Kitab al-Itqan fi Ulumil Qur’an menjelaskan bahwa makna fitnah sangat luas. Fitnah tidak hanya mencakup satu bentuk keburukan. Dalam konteks sosial, fitnah bisa muncul sebagai konflik, pertikaian politik, atau perpecahan umat. Namun, pada lapisan yang lebih dalam, fitnah juga menjelma sebagai ujian: godaan yang memesona, kesenangan yang mengalihkan fokus, atau keindahan yang menyesatkan.
Dengan kata lain, apa pun yang menjauhkan manusia dari tujuan hidupnya bisa tergolong fitnah. Banyak orang tertarik pada hal-hal yang tampak glamor—kekuasaan, harta, popularitas, atau simbol-simbol keberhasilan. Mereka menikmati keasyikan itu tanpa menyadari kehampaan di dalamnya. Mereka mengejar pemuasan nafsu, menyembah simbol, dan membenarkan kesalahan dengan logika yang menipu.
Karena itu, kita perlu terus belajar dan melatih diri untuk melampaui semua bentuk ilusi ini. Proses ini menjadi kurikulum panjang bagi jiwa yang ingin selamat.
Hadis Nabi dan Tingkat Keterlibatan dalam Fitnah
Gus Baha’ sering mengutip sebuah hadis Nabi Muhammad ﷺ:
“Akan datang masa fitnah, di mana orang yang duduk lebih baik dari yang berdiri, yang berdiri lebih baik dari yang berjalan, dan yang berjalan lebih baik dari yang berlari. Siapa yang mendekat padanya, ia akan diseret masuk.”
Hadis ini tidak hanya memperingatkan tentang fitnah, tetapi juga menggambarkan tingkat keterlibatan manusia di dalamnya. Semakin besar keterlibatan seseorang, semakin tinggi pula risikonya. Sebaliknya, orang yang menjaga jarak justru lebih selamat.
Bagian akhir hadis tersebut memperkuat peringatan itu: siapa yang mendekat, fitnah akan menyeretnya masuk. Fitnah memang menyenangkan, memesona, dan membuat orang larut. Ia bekerja seperti lubang hitam—semakin dekat, semakin sulit untuk kembali.
Strategi Diam di Era Post-Truth
Di era post-truth, kita tidak bisa langsung membedakan antara yang benar dan yang salah. Informasi bercampur dengan opini. Fakta bersaing dengan hoaks. Jika kita tidak hati-hati, kita bisa terseret arus tanpa sadar.
Gus Baha’ menyarankan sikap strategis: diam dan menjaga jarak.
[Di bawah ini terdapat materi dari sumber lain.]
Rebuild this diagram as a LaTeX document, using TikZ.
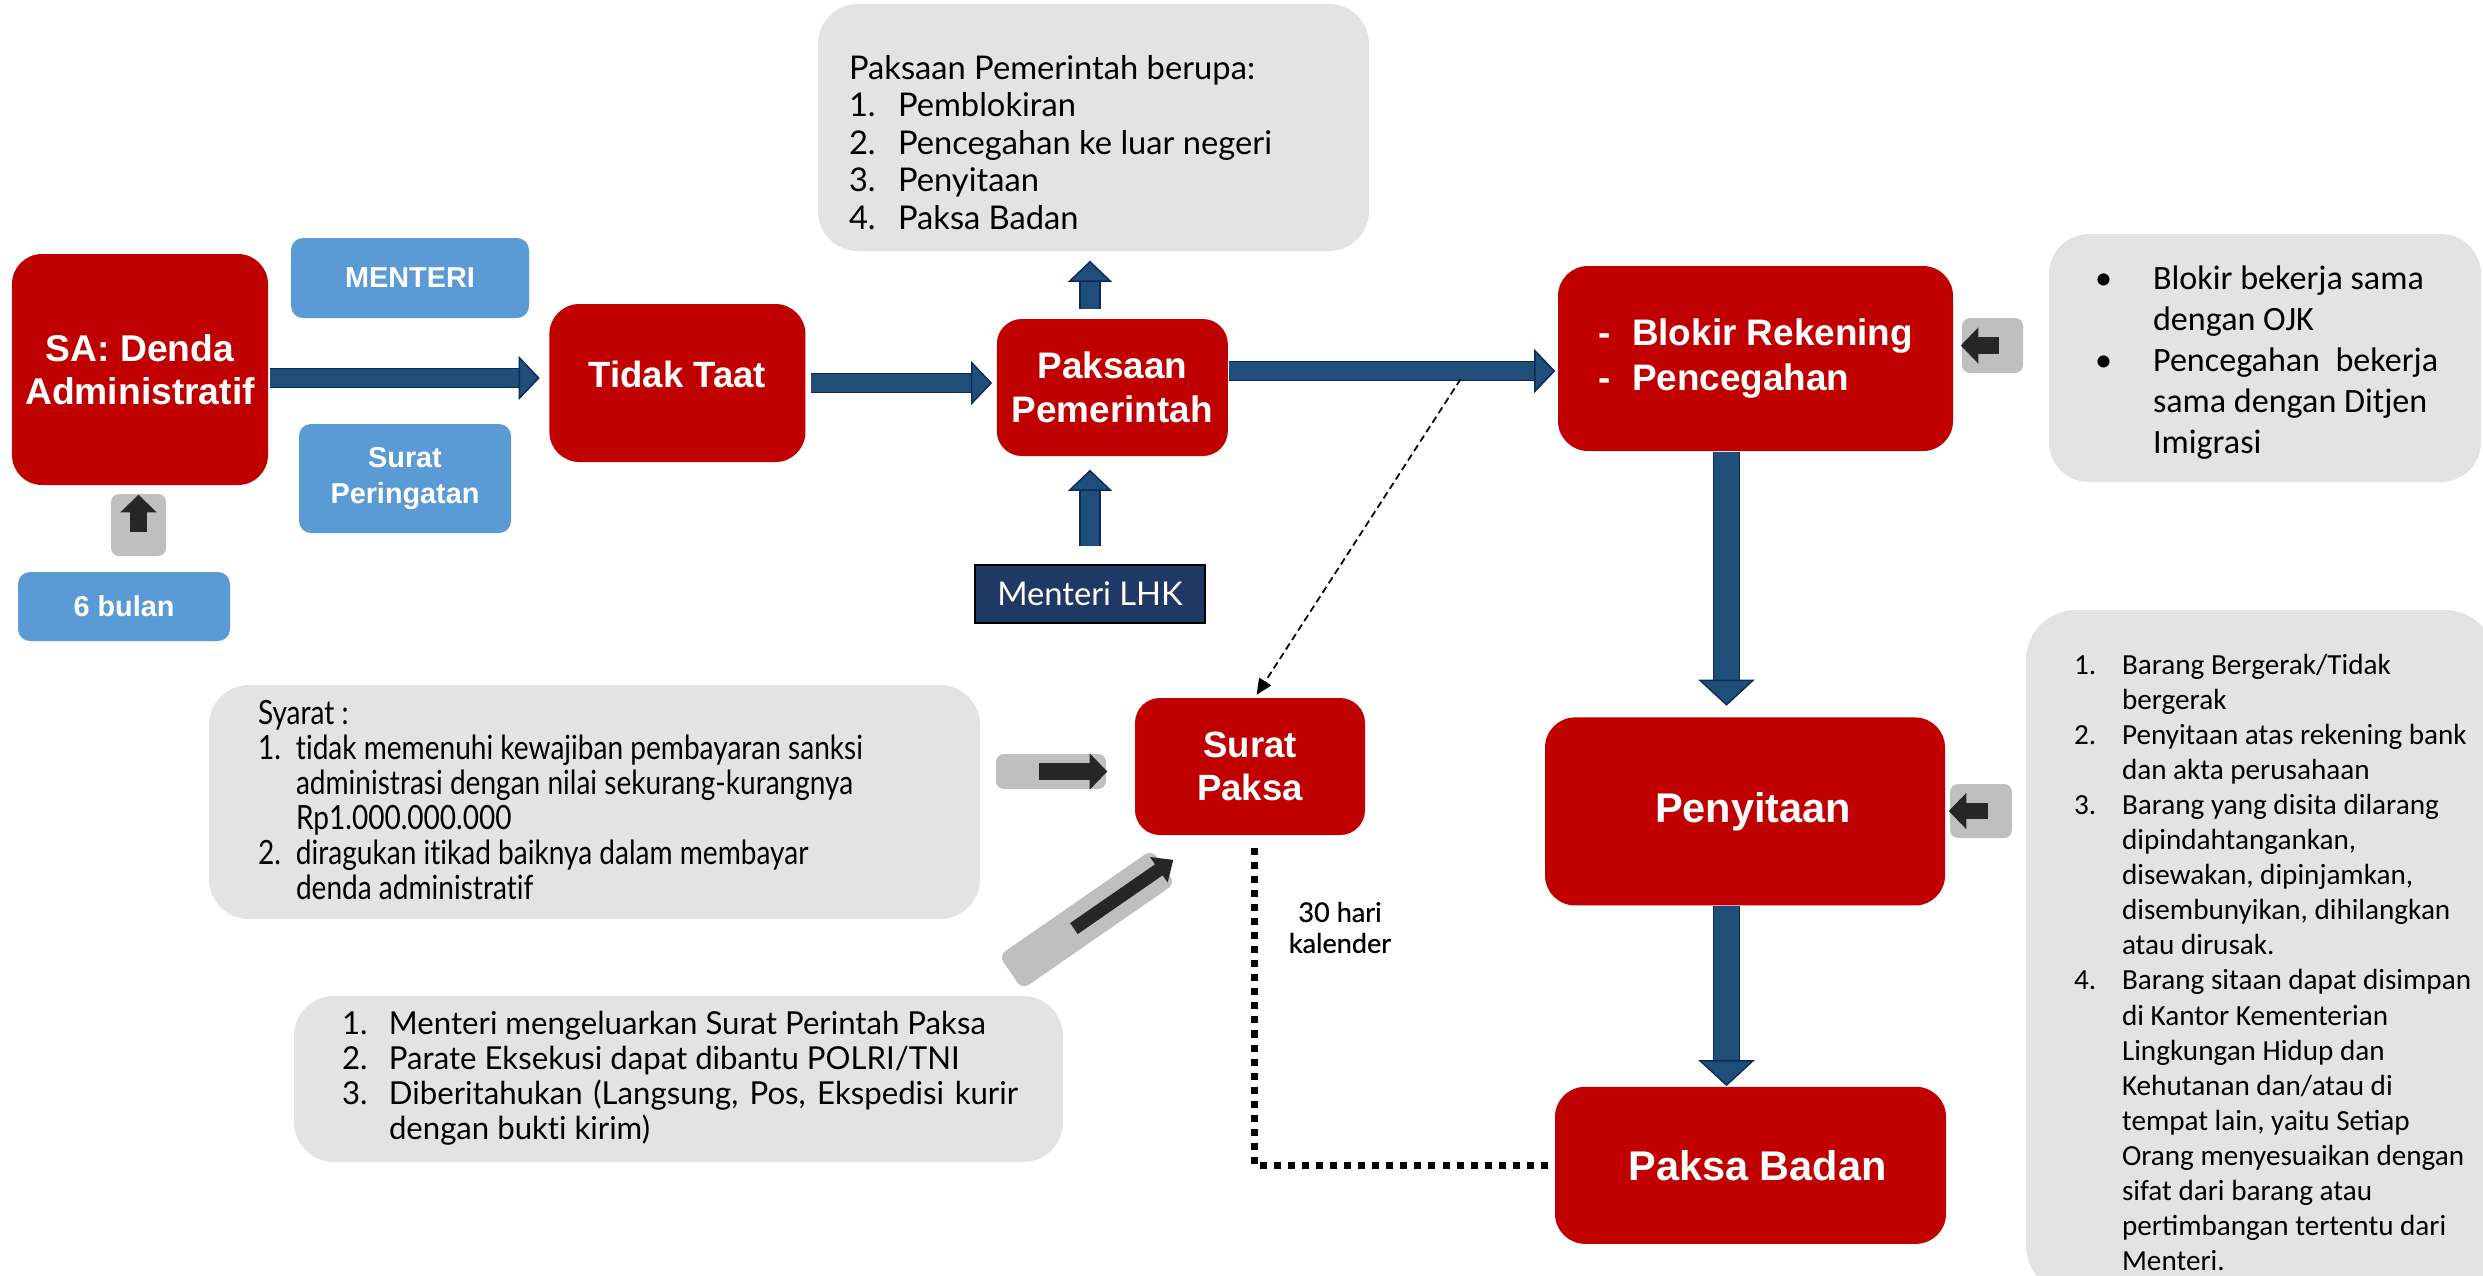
\documentclass[tikz,border=0pt]{standalone}
\usepackage{fontspec}
\usepackage{array}
\usetikzlibrary{arrows.meta,positioning,calc}
\newfontfamily\arialfont{Liberation Sans}
\newfontfamily\avenirfont[Ligatures=NoCommon]{Lato}
\newfontfamily\avenircond[Ligatures=NoCommon, FakeStretch=0.84]{Lato}
\newfontfamily\avenirnarrow[Ligatures=NoCommon, FakeStretch=0.985]{Lato}
\newfontfamily\avenirmed[Ligatures=NoCommon, FakeBold=0.6]{Lato}
\newfontfamily\calibrifont{Carlito}
\definecolor{boxred}{HTML}{C00000}
\definecolor{boxblue}{HTML}{5B9BD5}
\definecolor{boxnavy}{HTML}{203864}
\definecolor{arrowblue}{HTML}{1F4E79}
\definecolor{arrowedge}{HTML}{0B2A5B}
\definecolor{notegray}{HTML}{E3E3E3}
\definecolor{tabgray}{HTML}{BFBFBF}
\definecolor{tipblack}{HTML}{262626}
\tikzset{
  sared/.style={fill=boxred, rounded corners=3mm, text=white, align=center, inner sep=2pt},
  sablue/.style={fill=boxblue, rounded corners=1.2mm, text=white, align=center, inner sep=2pt, font=\arialfont\bfseries\fontsize{8.2}{10.5}\selectfont},
  sanote/.style={fill=notegray, rounded corners=4mm, inner sep=0pt},
  satext/.style={inner sep=0pt, anchor=base west, align=left},
  satab/.style={fill=tabgray, rounded corners=0.8mm, inner sep=0pt},
  saflow/.style={draw=arrowedge, line width=0.4pt, double=arrowblue, double distance=4.9pt, -{Triangle[length=6pt, width=12.5pt, fill=arrowblue, line width=0.4pt]}},
  sadrop/.style={draw=arrowedge, line width=0.4pt, double=arrowblue, double distance=6.9pt, -{Triangle[length=7.4pt, width=16pt, fill=arrowblue, line width=0.4pt]}},
  saup/.style={draw=arrowedge, line width=0.4pt, double=arrowblue, double distance=5.2pt, -{Triangle[length=6pt, width=12.5pt, fill=arrowblue, line width=0.4pt]}},
  sapush/.style={draw=tipblack, line width=4.6pt, -{Triangle[length=5pt, width=10pt]}},
  sahint/.style={draw=black, line width=0.5pt, dash pattern=on 2pt off 1.2pt, -{Triangle[length=4.5pt, width=4pt]}},
  sawait/.style={draw=black, line width=2pt, dash pattern=on 2pt off 2pt}
}
\begin{document}
\begin{tikzpicture}
\useasboundingbox (0,0) rectangle (24.83,-12.75);

\node[sared, minimum width=2.56cm, minimum height=2.31cm, font=\arialfont\bfseries\fontsize{10.6}{12.2}\selectfont] (sa) at (1.40,-3.695) {SA: Denda\\Administratif};
\node[sared, minimum width=2.56cm, minimum height=1.58cm, right=2.80cm of sa, yshift=-0.135cm, font=\arialfont\bfseries\fontsize{10.4}{12.4}\selectfont] (tt) {\raisebox{0.09cm}[\height][\depth]{Tidak Taat}};
\node[sared, rounded corners=2.5mm, minimum width=2.31cm, minimum height=1.37cm, right=1.90cm of tt, yshift=-0.045cm, font=\arialfont\bfseries\fontsize{10.5}{12.5}\selectfont] (pp) {Paksaan\\Pemerintah};
\node[sared, minimum width=3.95cm, minimum height=1.85cm, font=\arialfont\bfseries\fontsize{10.5}{12.8}\selectfont] (br) at (17.555,-3.585) {\begin{tabular}{@{}p{0.34cm}@{}l@{}}-&Blokir Rekening\\-&Pencegahan\end{tabular}};
\node[sared, minimum width=4.00cm, minimum height=1.88cm, below=2.65cm of br, xshift=-0.105cm, font=\arialfont\bfseries\fontsize{11.8}{14}\selectfont] (py) {\hspace*{0.16cm}Penyitaan};
\node[sared, minimum width=3.91cm, minimum height=1.57cm, below=1.80cm of py, xshift=0.055cm, font=\arialfont\bfseries\fontsize{11.8}{14}\selectfont] (pb) {\hspace*{0.14cm}Paksa Badan};
\node[sared, rounded corners=2.5mm, minimum width=2.30cm, minimum height=1.37cm, font=\arialfont\bfseries\fontsize{10.4}{12.4}\selectfont] (sp) at (12.50,-7.665) {Surat\\Paksa};

\node[sablue, minimum width=2.38cm, minimum height=0.80cm] (menteri) at (4.10,-2.78) {MENTERI};
\node[sablue, minimum width=2.12cm, minimum height=1.09cm] (peringatan) at (4.05,-4.785) {Surat\\Peringatan};
\node[sablue, minimum width=2.12cm, minimum height=0.69cm] (bulan) at (1.24,-6.065) {6 bulan};
\node[fill=boxnavy, draw=black, line width=0.6pt, minimum width=2.30cm, minimum height=0.58cm, text=white, font=\avenirfont\fontsize{9.3}{11}\selectfont] (lhk) at (10.90,-5.94) {Menteri LHK};

\node[sanote, minimum width=5.51cm, minimum height=2.47cm] (pplist) at (10.935,-1.275) {};
\node[satext, font=\avenirfont\fontsize{9.3}{10.65}\selectfont] (pptext) at ($(pplist.north west)+(0.31,-0.76)$) {\begin{tabular}[t]{@{}p{0.49cm}@{}l@{}}
\multicolumn{2}{@{}l@{}}{Paksaan Pemerintah berupa:}\\
1.&Pemblokiran\\
2.&Pencegahan ke luar negeri\\
3.&Penyitaan\\
4.&Paksa Badan
\end{tabular}};

\node[sanote, minimum width=4.32cm, minimum height=2.48cm] (brinfo) at (22.65,-3.58) {};
\node[satext, font=\calibrifont\fontsize{9.7}{11.7}\selectfont] (brtext) at ($(brinfo.north west)+(0.46,-0.56)$) {\begin{tabular}[t]{@{}p{0.58cm}@{}l@{}}
\textbullet&Blokir bekerja sama\\
&dengan OJK\\
\textbullet&Pencegahan\ \ bekerja\\
&sama dengan Ditjen\\
&Imigrasi
\end{tabular}};

\node[sanote, rounded corners=5mm, minimum width=4.69cm, minimum height=6.85cm] (pylist) at (22.605,-9.525) {};
\node[satext, font=\calibrifont\fontsize{8.3}{9.98}\selectfont] (pytext) at ($(pylist.north west)+(0.48,-0.65)$) {\begin{tabular}[t]{@{}p{0.48cm}@{}l@{}}
1.&Barang Bergerak/Tidak\\
&bergerak\\
2.&Penyitaan atas rekening bank\\
&dan akta perusahaan\\
3.&Barang yang disita dilarang\\
&dipindahtangankan,\\
&disewakan, dipinjamkan,\\
&disembunyikan, dihilangkan\\
&atau dirusak.\\
4.&Barang sitaan dapat disimpan\\
&di Kantor Kementerian\\
&Lingkungan Hidup dan\\
&Kehutanan dan/atau di\\
&tempat lain, yaitu Setiap\\
&Orang menyesuaikan dengan\\
&sifat dari barang atau\\
&pertimbangan tertentu dari\\
&Menteri.
\end{tabular}};

\node[sanote, minimum width=7.71cm, minimum height=2.34cm] (syarat) at (5.945,-8.02) {};
\node[satext, font=\avenircond\fontsize{9.5}{9.95}\selectfont] (syarattext) at ($(syarat.north west)+(0.49,-0.40)$) {\begin{tabular}[t]{@{}p{0.38cm}@{}l@{}}
\multicolumn{2}{@{}l@{}}{Syarat :}\\
1.&tidak memenuhi kewajiban pembayaran sanksi\\
&administrasi dengan nilai sekurang-kurangnya\\
&Rp1.000.000.000\\
2.&diragukan itikad baiknya dalam membayar\\
&denda administratif
\end{tabular}};

\node[sanote, minimum width=7.69cm, minimum height=1.66cm] (perintah) at (6.785,-10.79) {};
\node[satext, font=\avenirnarrow\fontsize{9}{9.96}\selectfont] (perintahtext) at ($(perintah.north west)+(0.48,-0.39)$) {\begin{tabular}[t]{@{}p{0.47cm}@{}l@{}}
1.&Menteri mengeluarkan Surat Perintah Paksa\\
2.&Parate Eksekusi dapat dibantu POLRI/TNI\\
3.&\makebox[6.29cm][s]{Diberitahukan (Langsung, Pos, Ekspedisi kurir}\\
&dengan bukti kirim)
\end{tabular}};

\node[satab, minimum width=0.55cm, minimum height=0.62cm] (upbox) at (1.385,-5.25) {};
\node[satab, minimum width=0.61cm, minimum height=0.55cm] (brarr) at (19.925,-3.455) {};
\node[satab, minimum width=0.62cm, minimum height=0.54cm] (pyarr) at (19.81,-8.11) {};
\node[satab, minimum width=1.10cm, minimum height=0.35cm] (sparr) at (10.51,-7.715) {};
\node[satab, minimum width=1.86cm, minimum height=0.41cm, rotate=34.7] (diag) at (10.87,-9.195) {};

\node[align=center, font=\avenirmed\fontsize{7.7}{8.8}\selectfont] (hari) at (13.40,-9.275) {30 hari\\kalender};

\draw[saflow, shorten <=0.01cm, shorten >=0.09cm] ($(sa.east)+(0,-0.085)$) -- ($(sa.east -| tt.west)+(0,-0.085)$);
\draw[saflow, shorten <=0.05cm, shorten >=0.04cm] (tt.east) -- (tt.east -| pp.west);
\draw[saflow, shorten >=0.02cm] ($(pp.east)+(0,0.165)$) -- ($(pp.east -| br.west)+(0,0.165)$);
\draw[saup, shorten <=0.18cm, shorten >=0.13cm] (lhk.north) -- (lhk.north |- pp.south);
\draw[saup, shorten <=0.09cm, shorten >=0.09cm] (lhk.north |- pp.north) -- (lhk.north |- pplist.south);
\coordinate (drop) at ($(br.south)+(-0.29,0)$);
\draw[sadrop, shorten >=0.11cm] (drop) -- (drop |- py.north);
\draw[sadrop] (drop |- py.south) -- (drop |- pb.north);

\path ($(pp.east)!0.706!(pp.east -| br.west)$) ++(0,0.085) coordinate (split);
\draw[sahint, shorten >=0.03cm] (split) -- ($(sp.north)+(0.05,0)$);
\draw[sawait] ($(sp.south)+(0.04,-0.12)$) |- (pb.west);

\draw[sapush, shorten >=0.09cm] ($(upbox.south)+(0,0.25)$) -- (upbox.north |- sa.south);
\draw[sapush, shorten >=0.27cm] ($(sparr.west)+(0.44,0)$) -- (sparr.east -| sp.west);
\draw[sapush, shorten >=0.07cm] ($(brarr.east)+(-0.25,0)$) -- (brarr.west -| br.east);
\draw[sapush, shorten >=0.03cm] ($(pyarr.east)+(-0.25,0)$) -- (pyarr.west -| py.east);
\draw[sapush, line width=3.8pt, -{Triangle[length=5pt, width=8.5pt]}] ($(diag.center)!-0.17!(diag.east)$) -- ($(diag.center)!1.12!(diag.east)$);
\end{tikzpicture}
\end{document}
Dalam situasi kacau, diam bukan berarti lari. Justru, diam menunjukkan kesadaran. Ia bukan bentuk apatisme, melainkan pilihan aktif untuk tidak ikut memperkeruh keadaan. Seseorang yang belum mampu menyelesaikan masalah dengan benar sebaiknya menahan diri terlebih dahulu.
Objektivitas yang Terkikis dalam Pusaran Konflik
Ketika kita terus-menerus menyerap konflik dan pertentangan, kita rentan mengalami kelelahan emosional, bias kognitif, dan penurunan sensitivitas moral. Banyak orang akhirnya tidak lagi mencari kebenaran. Mereka hanya ingin membenarkan opininya sendiri. Polarisasi pun tumbuh. Umat terpecah. Ukhuwah retak. Jalan tengah hilang.
Karena itu, menjaga jarak dari konflik menjadi tindakan penting. Kita tidak harus selalu bicara. Kadang, yang paling bijak adalah menunggu dan mengamati. Kita perlu memastikan bahwa kita benar-benar paham sebelum bersuara.
Penutup: Menepi untuk Menjernihkan Diri
Zaman fitnah menawarkan berbagai distraksi. Ia memikat dengan kilauan palsu, tapi kosong di dalamnya. Kita tidak boleh terpukau begitu saja. Kita perlu bersikap bijak: mengenali ilusi, menahan reaksi impulsif, dan memperkuat ketahanan batin.
Menepi bukan berarti lari. Justru, dengan menepi, kita bisa melihat dengan lebih jernih. Dalam pusaran fitnah, bukan suara paling lantang yang paling benar. Kadang, mereka yang memilih diam justru menunjukkan kedewasaan dan kejernihan hati.